REQUEST - In the data below, locate each line with the word "React" and list it.

— START RAW RECORDS —

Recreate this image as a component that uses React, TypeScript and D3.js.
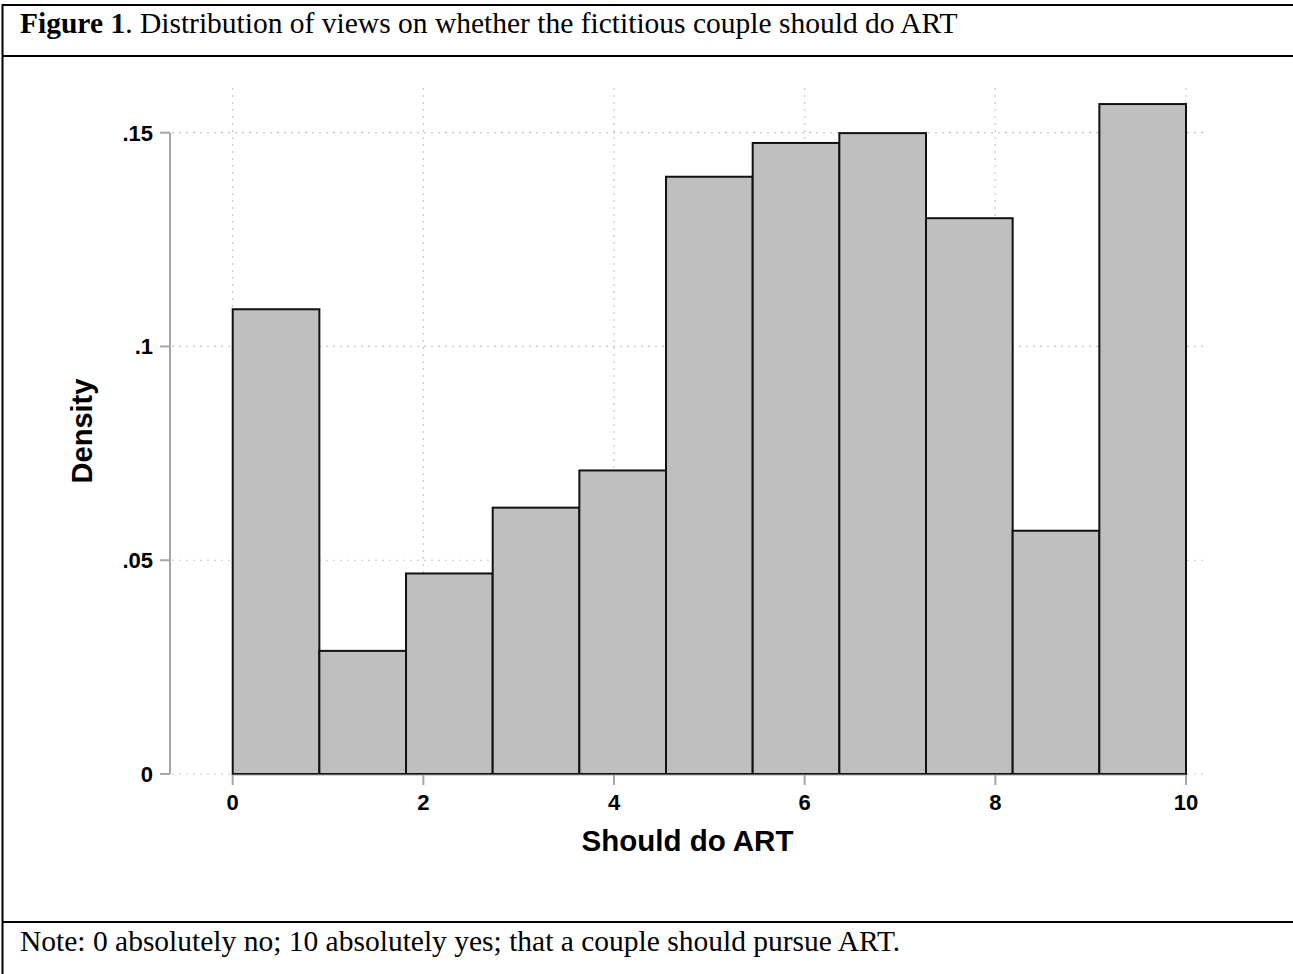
import React from "react";
import * as d3 from "d3";

const binCount = 11;
const binStart = 0;
const binEnd = 10;
const densities = [0.1087, 0.0288, 0.0469, 0.0623, 0.071, 0.1397, 0.1476, 0.1499, 0.13, 0.0569, 0.1567];
const xTicks = [0, 2, 4, 6, 8, 10];
const yTicks = [0, 0.05, 0.1, 0.15];
const yTickLabels = ["0", ".05", ".1", ".15"];
const titleBold = "Figure 1";
const titleRest = ". Distribution of views on whether the fictitious couple should do ART";
const noteText = "Note: 0 absolutely no; 10 absolutely yes; that a couple should pursue ART.";
const xLabel = "Should do ART";
const yLabel = "Density";

const W = 1293;
const H = 974;

export default function App() {
  const x = d3.scaleLinear().domain([0, 10]).range([232.7, 1186]);
  const y = d3.scaleLinear().domain([0, 0.15]).range([774, 132.7]);
  const binW = (binEnd - binStart) / binCount;
  const bins = densities.map((v, i) => ({ x0: binStart + i * binW, x1: binStart + (i + 1) * binW, v }));
  const plotLeft = 172;
  const plotRight = 1203;
  const plotTop = 88;
  const sans = "'Liberation Sans', Arial, Helvetica, sans-serif";
  const serif = "'Liberation Serif', 'Times New Roman', serif";
  const gridColor = "#c8c8c8";
  const axisColor = "#a6a6a6";
  return (
    <svg width={W} height={H} style={{ position: "absolute", left: 0, top: 0, background: "#fff" }}>
      <rect x={0} y={0} width={W} height={H} fill="#fff" />
      {/* table borders */}
      <line x1={2.5} x2={W} y1={5} y2={5} stroke="#000" strokeWidth={2} />
      <line x1={2.5} x2={W} y1={56} y2={56} stroke="#000" strokeWidth={2} />
      <line x1={2.5} x2={W} y1={922} y2={922} stroke="#000" strokeWidth={2} />
      <line x1={2.5} x2={2.5} y1={4} y2={H} stroke="#000" strokeWidth={2} />
      <text x={20} y={33} fontFamily={serif} fontSize={29.5} fill="#000">
        <tspan fontWeight="bold">{titleBold}</tspan>
        <tspan>{titleRest}</tspan>
      </text>
      <text x={20} y={951} fontFamily={serif} fontSize={29.5} fill="#000">{noteText}</text>

      {/* grid */}
      {yTicks.map((t) => (
        <line key={"gy" + t} x1={plotLeft} x2={plotRight} y1={y(t)} y2={y(t)} stroke={gridColor} strokeWidth={1.2} strokeDasharray="2,5" />
      ))}
      {xTicks.map((t) => (
        <line key={"gx" + t} x1={x(t)} x2={x(t)} y1={plotTop} y2={y(0)} stroke={gridColor} strokeWidth={1.2} strokeDasharray="2,5" />
      ))}

      {/* bars */}
      {bins.map((b, i) => (
        <rect key={i} x={x(b.x0)} y={y(b.v)} width={x(b.x1) - x(b.x0)} height={y(0) - y(b.v)} fill="#bfbfbf" stroke="#111" strokeWidth={2} />
      ))}

      {/* y axis */}
      <line x1={170} x2={170} y1={y(0.15)} y2={y(0)} stroke={axisColor} strokeWidth={2} />
      {yTicks.map((t, i) => (
        <g key={"yt" + t}>
          <line x1={160} x2={170} y1={y(t)} y2={y(t)} stroke={axisColor} strokeWidth={2} />
          <text x={153} y={y(t)} dy="0.36em" textAnchor="end" fontFamily={sans} fontWeight="bold" fontSize={22} fill="#000">
            {yTickLabels[i]}
          </text>
        </g>
      ))}
      {/* x axis */}
      <line x1={x(0)} x2={x(10)} y1={775} y2={775} stroke={axisColor} strokeWidth={1} />
      {xTicks.map((t) => (
        <g key={"xt" + t}>
          <line x1={x(t)} x2={x(t)} y1={775} y2={785} stroke={axisColor} strokeWidth={2} />
          <text x={x(t)} y={810} textAnchor="middle" fontFamily={sans} fontWeight="bold" fontSize={22} fill="#000">
            {t}
          </text>
        </g>
      ))}
      <text x={(plotLeft + plotRight) / 2} y={851} textAnchor="middle" fontFamily={sans} fontWeight="bold" fontSize={29.5} fill="#000">
        {xLabel}
      </text>
      <text transform={`translate(92, ${(plotTop + y(0)) / 2}) rotate(-90)`} textAnchor="middle" fontFamily={sans} fontWeight="bold" fontSize={29} fill="#000">
        {yLabel}
      </text>
    </svg>
  );
}
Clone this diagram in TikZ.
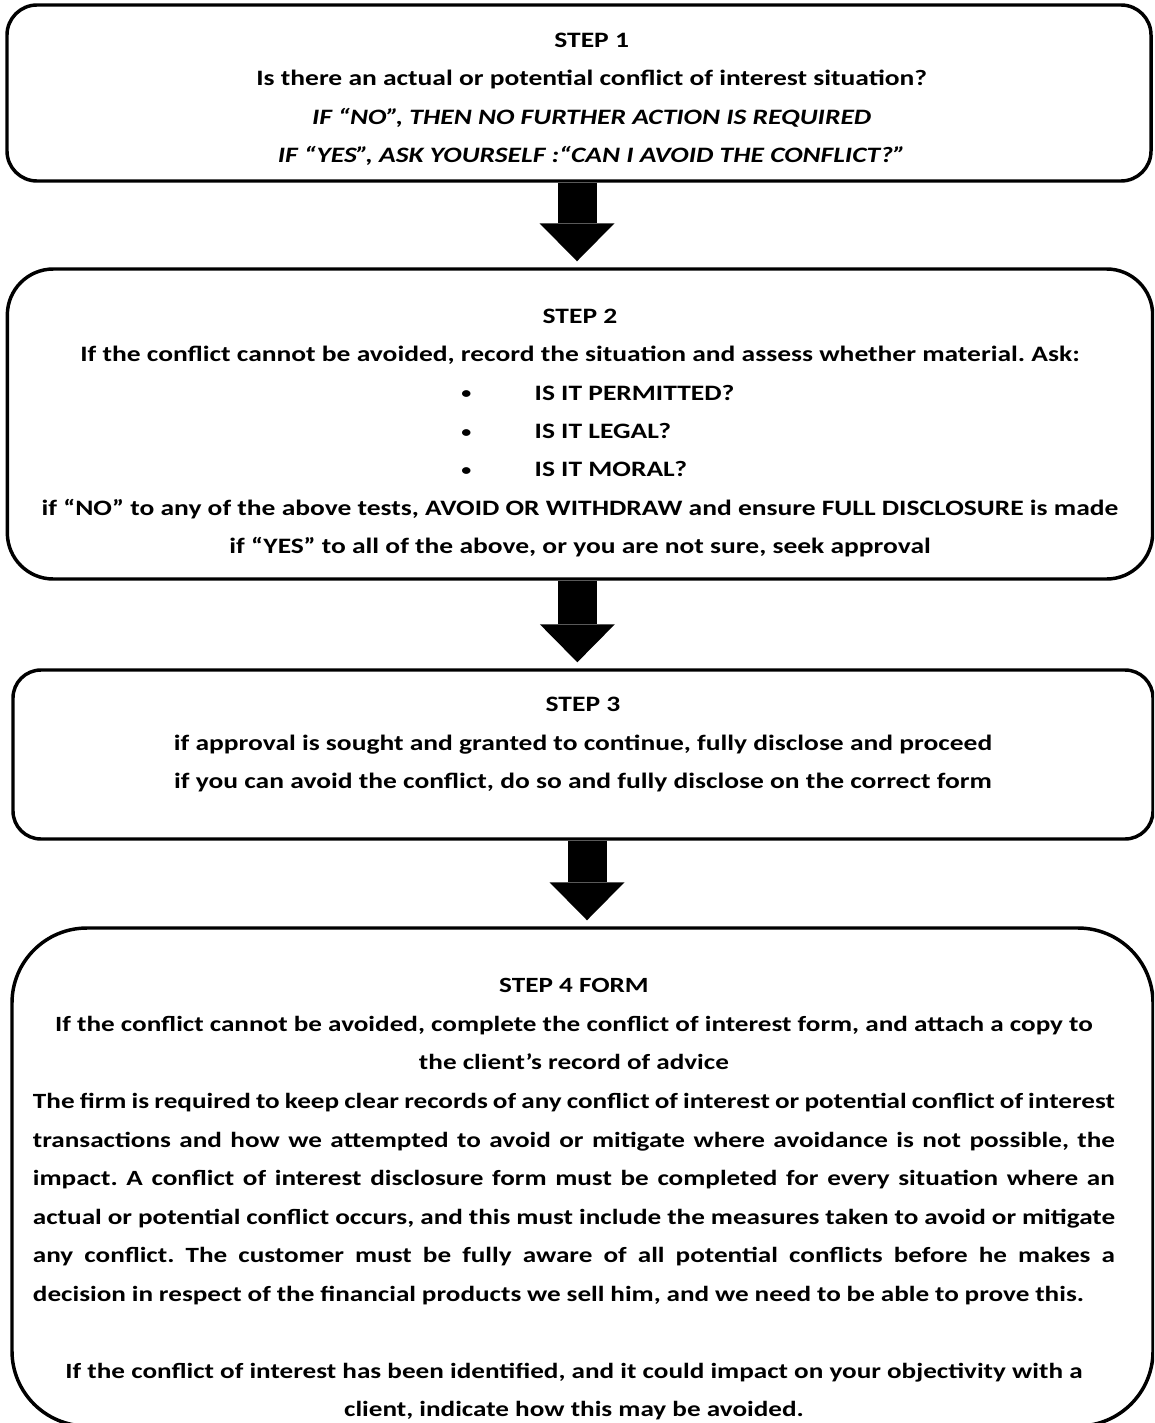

— END RAW RECORDS —

COMPLETE ANSWER -
Recreate this image as a component that uses React, TypeScript and D3.js.
import React from "react";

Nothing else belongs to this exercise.